While termites are drawn to wood, there are other factors that may lead to a termite infestation too. Learn what causes termites and what to do about it.
Subterranean termites, who build their colonies in the soil, are attracted to moisture. Standing water in or around your home's foundation creates an attractive environment for these termites. Leaky pipes are not just a plumbing issue and should be addressed before creating an opportunity for termite infestation. You should also clean your roof gutters and take steps to ensure there is proper drainage around your home. Finally, check that your foundation is properly ventilated and trim back or remove any landscaping that could allow humidity to build up in your home's crawl space.
2. WOOD AND WOODEN STRUCTURES THAT COME INTO CONTACT WITH YOUR HOME
Even if the soil around your home has been treated by a pest control specialist, wood that serves as a bridge between the ground and your home may create a point of entry for termites. Termites feed on cellulose, an essential component of wood. Subterranean termites will search out food sources that exist above ground in addition to their more readily available food supplies. Any wood that comes into contact with your home's exterior may create an opportunity for termites to infiltrate your home's interior. Remove any stumps, vines, mulch, trellises or other exterior wood such as stacked firewood that is in close proximity to your home's foundation, especially if your home has wooden siding. Note that your roof can also be vulnerable to termite infestation. Trim back any tree limbs that are resting on your roof or touching wooden structures such as eaves or window framing.
3. OPENINGS IN YOUR HOME'S FOUNDATION, ROOF, WALLS, ETC.
In their search for moisture and food, termites will take advantage of any breach in your home's integrity. Even cracks in your foundation's concrete offer opportunities for subterranean termites to gather materials for the construction of their mud tubes, the tunnels by which they travel in their foraging. Periodically inspect your home's entry doors and windows, and reapply caulk where any might be distressed or missing. Similarly, look for any loose or defective seals where electrical conduit or plumbing lines enter your home. And if you are aware of damage to your shingles, fascia boards or eaves, have it repaired immediately. Even these minor fixes can help you defend your home against a termite infestation.
You may live in a state or region that is particularly susceptible to termite infestations. Homeowners in warmer, wetter states such as those of the South and Gulf Coast are typically more likely to experience difficulties with termites.

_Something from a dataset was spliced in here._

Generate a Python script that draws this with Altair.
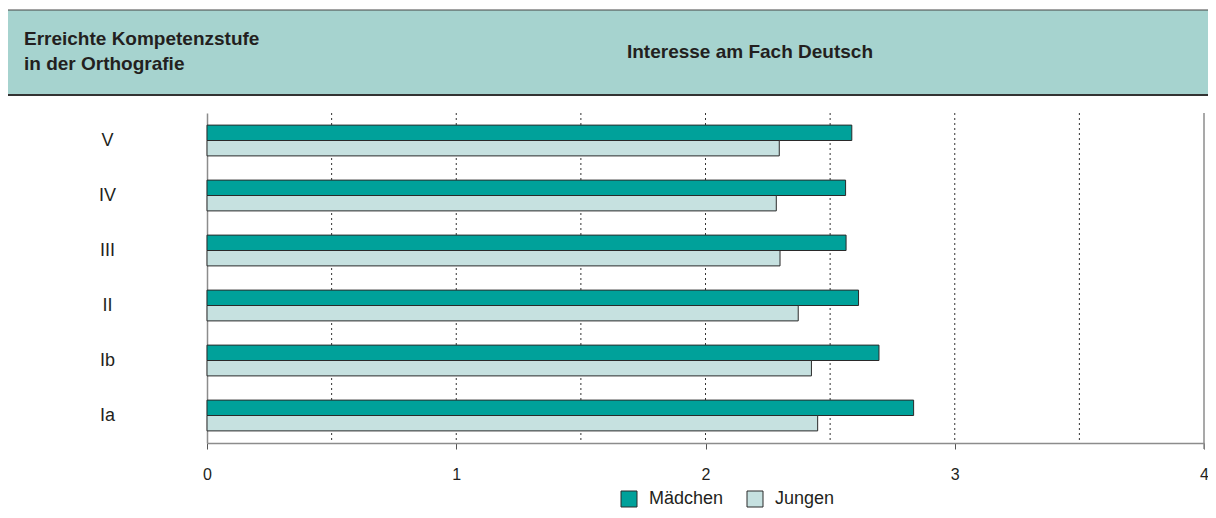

You can also consult the United States Forest Service's map of Termite Infestation Probability (TIP) Zones to determine your home's level of risk to infestation due to local environmental factors. Though some areas of the country have an increased termite presence resulting in more homes attacked, remember that termites are found in every state except Alaska, so don't let your guard down.
Finally, if you do notice termite damage that has never been repaired, or if you suspect that your home may have a termite problem, do not put off contacting a professional termite control company to get an expert opinion.